▼▼▼

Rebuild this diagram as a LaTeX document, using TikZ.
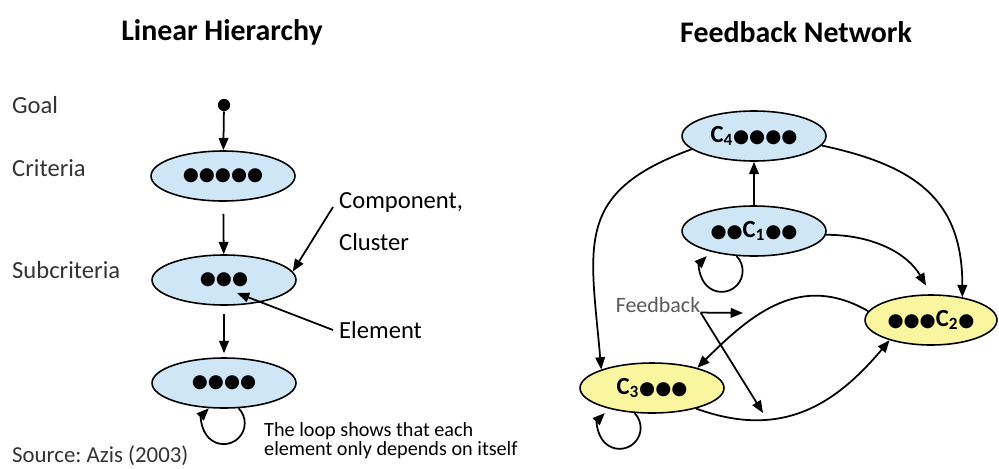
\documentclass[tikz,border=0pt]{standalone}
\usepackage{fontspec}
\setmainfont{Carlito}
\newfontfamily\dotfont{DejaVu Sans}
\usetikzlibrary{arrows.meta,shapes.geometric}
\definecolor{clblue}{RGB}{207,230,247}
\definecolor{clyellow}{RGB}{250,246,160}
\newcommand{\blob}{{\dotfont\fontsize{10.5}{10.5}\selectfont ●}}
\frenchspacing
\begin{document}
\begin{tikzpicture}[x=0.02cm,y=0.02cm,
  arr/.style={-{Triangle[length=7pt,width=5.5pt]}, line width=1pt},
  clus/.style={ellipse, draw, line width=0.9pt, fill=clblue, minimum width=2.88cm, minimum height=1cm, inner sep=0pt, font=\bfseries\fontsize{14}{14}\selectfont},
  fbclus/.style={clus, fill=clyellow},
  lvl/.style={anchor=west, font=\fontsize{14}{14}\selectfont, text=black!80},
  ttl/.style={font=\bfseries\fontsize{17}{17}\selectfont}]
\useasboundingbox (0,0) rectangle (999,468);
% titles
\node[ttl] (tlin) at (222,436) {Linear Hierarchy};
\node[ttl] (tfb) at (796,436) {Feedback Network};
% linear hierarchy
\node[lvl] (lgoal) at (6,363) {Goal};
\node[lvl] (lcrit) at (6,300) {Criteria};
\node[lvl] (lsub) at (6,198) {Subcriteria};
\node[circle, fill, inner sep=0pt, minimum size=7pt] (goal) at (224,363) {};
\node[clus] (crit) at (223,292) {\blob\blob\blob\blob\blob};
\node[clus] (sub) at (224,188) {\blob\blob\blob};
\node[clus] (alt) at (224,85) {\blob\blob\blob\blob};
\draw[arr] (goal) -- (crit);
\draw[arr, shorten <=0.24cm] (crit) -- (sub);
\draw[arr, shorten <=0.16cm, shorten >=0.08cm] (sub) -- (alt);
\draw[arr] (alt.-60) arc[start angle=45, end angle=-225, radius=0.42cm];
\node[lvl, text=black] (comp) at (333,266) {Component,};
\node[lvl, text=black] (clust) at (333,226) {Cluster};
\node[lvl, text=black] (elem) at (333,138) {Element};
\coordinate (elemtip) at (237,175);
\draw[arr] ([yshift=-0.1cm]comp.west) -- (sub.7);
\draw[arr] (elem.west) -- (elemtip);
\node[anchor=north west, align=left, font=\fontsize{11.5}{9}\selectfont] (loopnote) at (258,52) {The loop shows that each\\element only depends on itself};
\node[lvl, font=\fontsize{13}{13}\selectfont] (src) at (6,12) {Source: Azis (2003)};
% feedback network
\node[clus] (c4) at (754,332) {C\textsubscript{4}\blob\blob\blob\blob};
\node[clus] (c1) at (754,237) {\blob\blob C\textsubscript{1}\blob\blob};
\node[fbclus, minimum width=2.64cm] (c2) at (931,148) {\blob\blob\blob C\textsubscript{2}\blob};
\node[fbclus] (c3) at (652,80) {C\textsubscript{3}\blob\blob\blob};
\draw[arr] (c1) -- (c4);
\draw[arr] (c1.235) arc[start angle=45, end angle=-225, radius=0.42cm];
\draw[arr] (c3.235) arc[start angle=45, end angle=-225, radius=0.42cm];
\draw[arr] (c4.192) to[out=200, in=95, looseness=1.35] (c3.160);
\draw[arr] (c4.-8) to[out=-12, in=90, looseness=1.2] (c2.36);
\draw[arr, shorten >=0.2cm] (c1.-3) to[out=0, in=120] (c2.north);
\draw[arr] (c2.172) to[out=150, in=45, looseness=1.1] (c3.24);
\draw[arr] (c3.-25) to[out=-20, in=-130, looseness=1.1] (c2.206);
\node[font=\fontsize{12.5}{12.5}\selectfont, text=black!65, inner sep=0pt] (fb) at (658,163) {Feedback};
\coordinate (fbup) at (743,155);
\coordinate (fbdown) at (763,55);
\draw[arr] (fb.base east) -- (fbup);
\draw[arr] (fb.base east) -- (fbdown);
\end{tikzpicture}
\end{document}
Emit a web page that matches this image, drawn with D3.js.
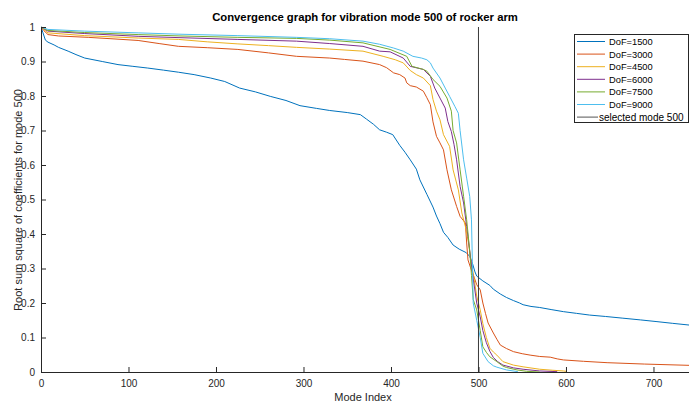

▲▲▲

▶ **SET PROBLEM**
Output a faithful copy of the data, with each picture left out.

▶ **TASK OUTPUT**
Rebuild this diagram as a LaTeX document, using TikZ.
\documentclass[tikz,border=0pt]{standalone}
\usepackage{fontspec}
\setmainfont{Carlito}
\newfontfamily\dotfont{DejaVu Sans}
\usetikzlibrary{arrows.meta,shapes.geometric}
\definecolor{clblue}{RGB}{207,230,247}
\definecolor{clyellow}{RGB}{250,246,160}
\newcommand{\blob}{{\dotfont\fontsize{10.5}{10.5}\selectfont ●}}
\frenchspacing
\begin{document}
\begin{tikzpicture}[x=0.02cm,y=0.02cm,
  arr/.style={-{Triangle[length=7pt,width=5.5pt]}, line width=1pt},
  clus/.style={ellipse, draw, line width=0.9pt, fill=clblue, minimum width=2.88cm, minimum height=1cm, inner sep=0pt, font=\bfseries\fontsize{14}{14}\selectfont},
  fbclus/.style={clus, fill=clyellow},
  lvl/.style={anchor=west, font=\fontsize{14}{14}\selectfont, text=black!80},
  ttl/.style={font=\bfseries\fontsize{17}{17}\selectfont}]
\useasboundingbox (0,0) rectangle (999,468);
% titles
\node[ttl] (tlin) at (222,436) {Linear Hierarchy};
\node[ttl] (tfb) at (796,436) {Feedback Network};
% linear hierarchy
\node[lvl] (lgoal) at (6,363) {Goal};
\node[lvl] (lcrit) at (6,300) {Criteria};
\node[lvl] (lsub) at (6,198) {Subcriteria};
\node[circle, fill, inner sep=0pt, minimum size=7pt] (goal) at (224,363) {};
\node[clus] (crit) at (223,292) {\blob\blob\blob\blob\blob};
\node[clus] (sub) at (224,188) {\blob\blob\blob};
\node[clus] (alt) at (224,85) {\blob\blob\blob\blob};
\draw[arr] (goal) -- (crit);
\draw[arr, shorten <=0.24cm] (crit) -- (sub);
\draw[arr, shorten <=0.16cm, shorten >=0.08cm] (sub) -- (alt);
\draw[arr] (alt.-60) arc[start angle=45, end angle=-225, radius=0.42cm];
\node[lvl, text=black] (comp) at (333,266) {Component,};
\node[lvl, text=black] (clust) at (333,226) {Cluster};
\node[lvl, text=black] (elem) at (333,138) {Element};
\coordinate (elemtip) at (237,175);
\draw[arr] ([yshift=-0.1cm]comp.west) -- (sub.7);
\draw[arr] (elem.west) -- (elemtip);
\node[anchor=north west, align=left, font=\fontsize{11.5}{9}\selectfont] (loopnote) at (258,52) {The loop shows that each\\element only depends on itself};
\node[lvl, font=\fontsize{13}{13}\selectfont] (src) at (6,12) {Source: Azis (2003)};
% feedback network
\node[clus] (c4) at (754,332) {C\textsubscript{4}\blob\blob\blob\blob};
\node[clus] (c1) at (754,237) {\blob\blob C\textsubscript{1}\blob\blob};
\node[fbclus, minimum width=2.64cm] (c2) at (931,148) {\blob\blob\blob C\textsubscript{2}\blob};
\node[fbclus] (c3) at (652,80) {C\textsubscript{3}\blob\blob\blob};
\draw[arr] (c1) -- (c4);
\draw[arr] (c1.235) arc[start angle=45, end angle=-225, radius=0.42cm];
\draw[arr] (c3.235) arc[start angle=45, end angle=-225, radius=0.42cm];
\draw[arr] (c4.192) to[out=200, in=95, looseness=1.35] (c3.160);
\draw[arr] (c4.-8) to[out=-12, in=90, looseness=1.2] (c2.36);
\draw[arr, shorten >=0.2cm] (c1.-3) to[out=0, in=120] (c2.north);
\draw[arr] (c2.172) to[out=150, in=45, looseness=1.1] (c3.24);
\draw[arr] (c3.-25) to[out=-20, in=-130, looseness=1.1] (c2.206);
\node[font=\fontsize{12.5}{12.5}\selectfont, text=black!65, inner sep=0pt] (fb) at (658,163) {Feedback};
\coordinate (fbup) at (743,155);
\coordinate (fbdown) at (763,55);
\draw[arr] (fb.base east) -- (fbup);
\draw[arr] (fb.base east) -- (fbdown);
\end{tikzpicture}
\end{document}
Emit a web page that matches this image, drawn with D3.js.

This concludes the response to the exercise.